## Exercise details
Locate each line containing the string "React" and copy it out.

[Plotting code records]
• • • • • • •
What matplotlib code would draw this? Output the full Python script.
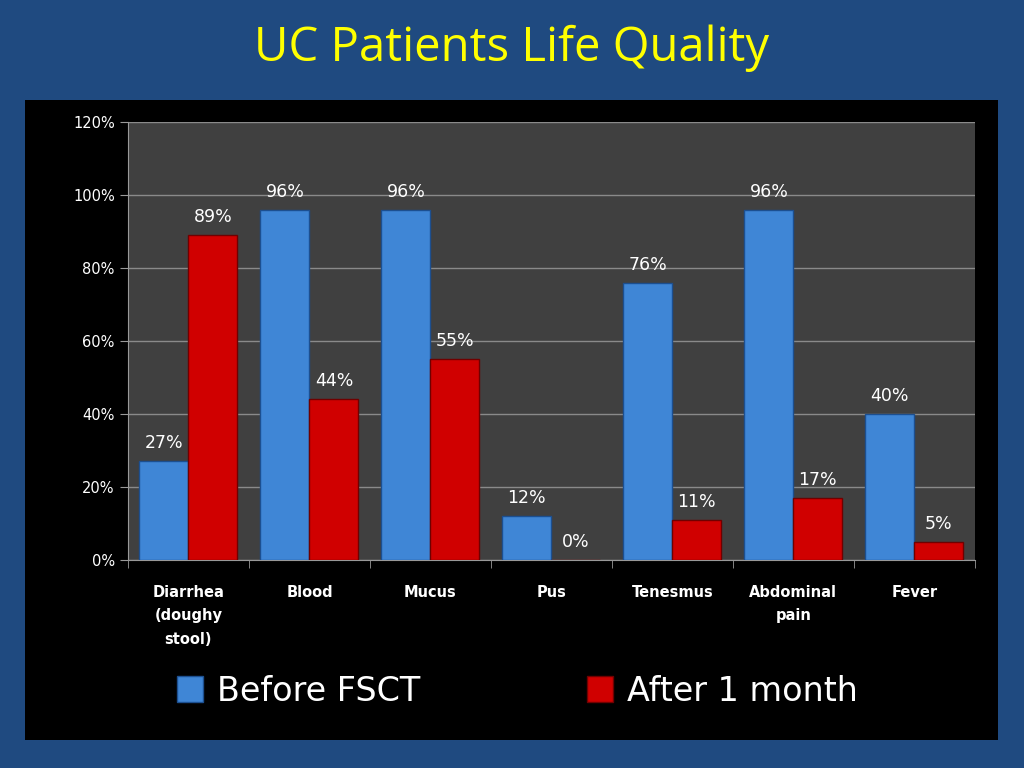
import matplotlib
matplotlib.use("Agg")
import matplotlib.pyplot as plt
from matplotlib.patches import Rectangle
import numpy as np

categories = ["Diarrhea\n(doughy\nstool)", "Blood", "Mucus", "Pus", "Tenesmus", "Abdominal\npain", "Fever"]
before = [27, 96, 96, 12, 76, 96, 40]
after = [89, 44, 55, 0, 11, 17, 5]
yticks = [0, 20, 40, 60, 80, 100, 120]

fig = plt.figure(figsize=(10.24, 7.68), dpi=100)
fig.patch.set_facecolor("#1f4a80")
fig.add_artist(Rectangle((0.0244, 0.0365), 0.950, 0.833, transform=fig.transFigure,
                         facecolor="black", edgecolor="none", zorder=0))
fig.text(0.5, 0.937, "UC Patients Life Quality", color="#ffff00", fontsize=34,
         ha="center", va="center", family="Open Sans")

ax = fig.add_axes([0.125, 0.271, 0.827, 0.570])
ax.set_facecolor("#404040")
x = np.arange(len(categories))
w = 0.405
b1 = ax.bar(x - w/2, before, w, color="#3f86d6", edgecolor="#1c4f90", linewidth=1, label="Before FSCT", zorder=3)
b2 = ax.bar(x + w/2, after, w, color="#d00000", edgecolor="#700000", linewidth=1, label="After 1 month", zorder=3)
for xs, vals in ((x - w/2, before), (x + w/2, after)):
    for xi, v in zip(xs, vals):
        ax.text(xi, v + 2.5, f"{v}%", color="white", ha="center", va="bottom", fontsize=12.5)
ax.set_xlim(-0.5, len(categories) - 0.5)
ax.set_ylim(0, 120)
ax.set_yticks(yticks)
ax.set_yticklabels([f"{t}%" for t in yticks], color="white", fontsize=10.5)
ax.set_xticks(np.arange(len(categories) + 1) - 0.5, minor=True)
ax.set_xticks(x)
ax.set_xticklabels(categories, color="white", fontsize=10.5, fontweight="bold", va="top",
                   linespacing=1.7)
ax.tick_params(axis="x", which="major", length=0, pad=18)
ax.tick_params(axis="x", which="minor", length=6, color="#999999")
ax.tick_params(axis="y", length=6, color="#999999")
ax.grid(axis="y", color="#8a8a8a", linewidth=1, zorder=0)
for s in ("top", "right"):
    ax.spines[s].set_visible(False)
ax.spines["left"].set_color("#999999")
ax.spines["bottom"].set_color("#999999")

fig.legend(handles=[b1, b2], loc="center", bbox_to_anchor=(0.505, 0.1), ncol=2,
           frameon=False, fontsize=24, labelcolor="white", columnspacing=5,
           handlelength=0.8, handleheight=0.8, handletextpad=0.4)
fig.savefig("out.png", dpi=100, facecolor=fig.get_facecolor())
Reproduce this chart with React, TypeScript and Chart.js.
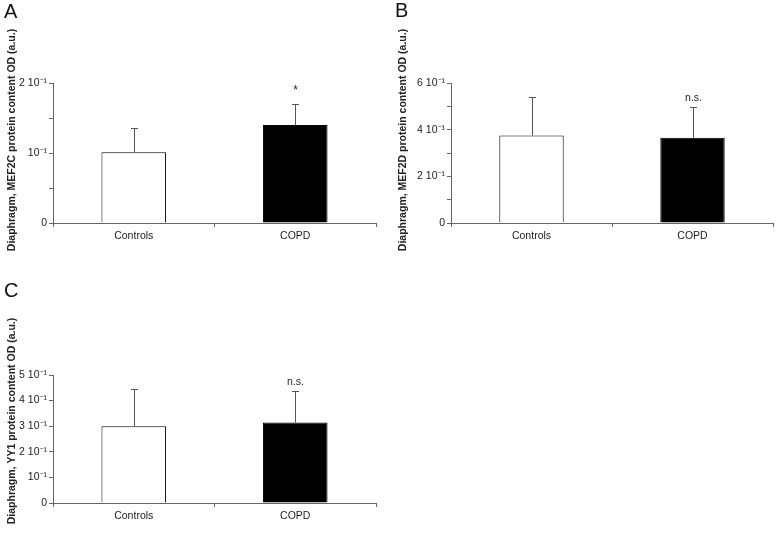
import React, { useEffect, useRef } from "react";
import { Chart, registerables } from "chart.js";

Chart.register(...registerables);

// ---------- data ----------
const categories = ["Controls", "COPD"];

const meansA = [0.101, 0.14];
const errorsA = [0.035, 0.03];
const marksA = ["", "*"];
const tickLabelsA = ["0", "10⁻¹", "2 10⁻¹"];
const titleA = "Diaphragm, MEF2C protein content OD (a.u.)";

const meansB = [0.375, 0.365];
const errorsB = [0.165, 0.132];
const marksB = ["", "n.s."];
const tickLabelsB = ["0", "2 10⁻¹", "4 10⁻¹", "6 10⁻¹"];
const titleB = "Diaphragm, MEF2D protein content OD (a.u.)";

const meansC = [0.3, 0.314];
const errorsC = [0.145, 0.124];
const marksC = ["", "n.s."];
const tickLabelsC = ["0", "10⁻¹", "2 10⁻¹", "3 10⁻¹", "4 10⁻¹", "5 10⁻¹"];
const titleC = "Diaphragm, YY1 protein content OD (a.u.)";

const barColors = ["#ffffff", "#000000"];

// ---------- styles ----------
const FONT = "'Liberation Sans', Arial, Helvetica, sans-serif";
const TEXT = "#222222";
const AXIS = "#666666";
const ERR = "#555555";

type PanelCfg = {
  letter: string;
  title: string;
  means: number[];
  errors: number[];
  marks: string[];
  tickLabels: string[];
  yMax: number;
  major: number;
  minor: number;
  left: number;
  top: number;
  width: number;
  height: number;
  yW: number;
  xH: number;
  padTop: number;
  padRight: number;
  letterX: number;
  letterY: number;
  titleX: number;
  titleY: number;
};

const panels: PanelCfg[] = [
  {
    letter: "A", title: titleA, means: meansA, errors: errorsA, marks: marksA,
    tickLabels: tickLabelsA, yMax: 0.2, major: 0.1, minor: 0.05,
    left: 0, top: 0, width: 385, height: 260, yW: 53, xH: 37, padTop: 83, padRight: 9,
    letterX: 4, letterY: 18, titleX: 12, titleY: 140,
  },
  {
    letter: "B", title: titleB, means: meansB, errors: errorsB, marks: marksB,
    tickLabels: tickLabelsB, yMax: 0.6, major: 0.2, minor: 0.1,
    left: 390, top: 0, width: 387, height: 260, yW: 61, xH: 37, padTop: 83, padRight: 4,
    letterX: 5, letterY: 17, titleX: 13.5, titleY: 140,
  },
  {
    letter: "C", title: titleC, means: meansC, errors: errorsC, marks: marksC,
    tickLabels: tickLabelsC, yMax: 0.5, major: 0.1, minor: 0.1,
    left: 0, top: 270, width: 385, height: 267, yW: 53, xH: 34, padTop: 105, padRight: 9,
    letterX: 4, letterY: 27, titleX: 12, titleY: 151,
  },
];

function makePlugin(cfg: PanelCfg) {
  return {
    id: "panelExtras" + cfg.letter,
    afterDatasetsDraw(chart: any) {
      const ctx = chart.ctx;
      const meta = chart.getDatasetMeta(0);
      const yScale = chart.scales.y;
      ctx.save();
      // error bars
      ctx.strokeStyle = ERR;
      ctx.lineWidth = 1;
      meta.data.forEach((el: any, i: number) => {
        const x = Math.round(el.x) + 0.5;
        const y0 = el.y;
        const y1 = Math.round(yScale.getPixelForValue(cfg.means[i] + cfg.errors[i])) + 0.5;
        ctx.beginPath();
        ctx.moveTo(x, y0);
        ctx.lineTo(x, y1);
        ctx.moveTo(x - 3.5, y1);
        ctx.lineTo(x + 3.5, y1);
        ctx.stroke();
        // significance marks
        const mark = cfg.marks[i];
        if (mark) {
          ctx.fillStyle = TEXT;
          ctx.textAlign = "center";
          ctx.textBaseline = "middle";
          if (mark === "*") {
            ctx.font = `12px ${FONT}`;
            ctx.fillText(mark, x, y1 - 14);
          } else {
            ctx.font = `10.5px ${FONT}`;
            ctx.fillText(mark, x, y1 - 9);
          }
        }
      });
      ctx.restore();
    },
    afterDraw(chart: any) {
      const ctx = chart.ctx;
      ctx.save();
      ctx.fillStyle = "#111111";
      ctx.font = `20px ${FONT}`;
      ctx.textAlign = "left";
      ctx.textBaseline = "alphabetic";
      ctx.fillText(cfg.letter, cfg.letterX, cfg.letterY);
      ctx.translate(cfg.titleX, cfg.titleY);
      ctx.rotate(-Math.PI / 2);
      ctx.font = `bold 10.5px ${FONT}`;
      ctx.fillStyle = TEXT;
      ctx.textAlign = "center";
      ctx.textBaseline = "middle";
      ctx.fillText(cfg.title, 0, 0);
      ctx.restore();
    },
  };
}

function Panel({ cfg }: { cfg: PanelCfg }) {
  const ref = useRef<HTMLCanvasElement | null>(null);
  useEffect(() => {
    if (!ref.current) return;
    const chart = new Chart(ref.current, {
      type: "bar",
      data: {
        labels: categories,
        datasets: [
          {
            data: cfg.means,
            backgroundColor: barColors,
            borderColor: "#000000",
            borderWidth: 1,
            barPercentage: 0.4,
            categoryPercentage: 1,
          },
        ],
      },
      options: {
        responsive: false,
        animation: false,
        devicePixelRatio: 1,
        layout: { padding: { left: 0, right: cfg.padRight, top: cfg.padTop, bottom: 0 } },
        plugins: { legend: { display: false }, tooltip: { enabled: false } },
        scales: {
          x: {
            type: "category",
            offset: true,
            grid: { offset: true, drawOnChartArea: false, drawTicks: true, tickLength: 4, color: AXIS },
            border: { display: true, color: AXIS, width: 1 },
            ticks: { color: TEXT, font: { family: FONT, size: 10.5 }, padding: 3, maxRotation: 0 },
            afterFit: (s: any) => { s.height = cfg.xH; },
          },
          y: {
            min: 0,
            max: cfg.yMax,
            grid: { drawOnChartArea: false, drawTicks: true, tickLength: 4, color: AXIS },
            border: { display: true, color: AXIS, width: 1 },
            ticks: {
              stepSize: cfg.minor,
              color: TEXT,
              font: { family: FONT, size: 10.5 },
              padding: 2,
              autoSkip: false,
              callback: (v: any) => {
                const val = Number(v);
                const i = Math.round(val / cfg.major);
                return Math.abs(val - i * cfg.major) < 1e-9 ? cfg.tickLabels[i] ?? "" : "";
              },
            },
            afterFit: (s: any) => { s.width = cfg.yW; },
          },
        },
      } as any,
      plugins: [makePlugin(cfg)],
    });
    return () => chart.destroy();
  }, [cfg]);
  return (
    <canvas
      ref={ref}
      width={cfg.width}
      height={cfg.height}
      style={{ position: "absolute", left: cfg.left, top: cfg.top, width: cfg.width, height: cfg.height }}
    />
  );
}

export default function App() {
  return (
    <div style={{ position: "absolute", left: 0, top: 0, width: 777, height: 537, background: "#ffffff", overflow: "hidden" }}>
      {panels.map((p) => (
        <Panel key={p.letter} cfg={p} />
      ))}
    </div>
  );
}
• • • • • • •
## Exercise result
Reproduce this chart with React, TypeScript and Chart.js.
import React, { useEffect, useRef } from "react";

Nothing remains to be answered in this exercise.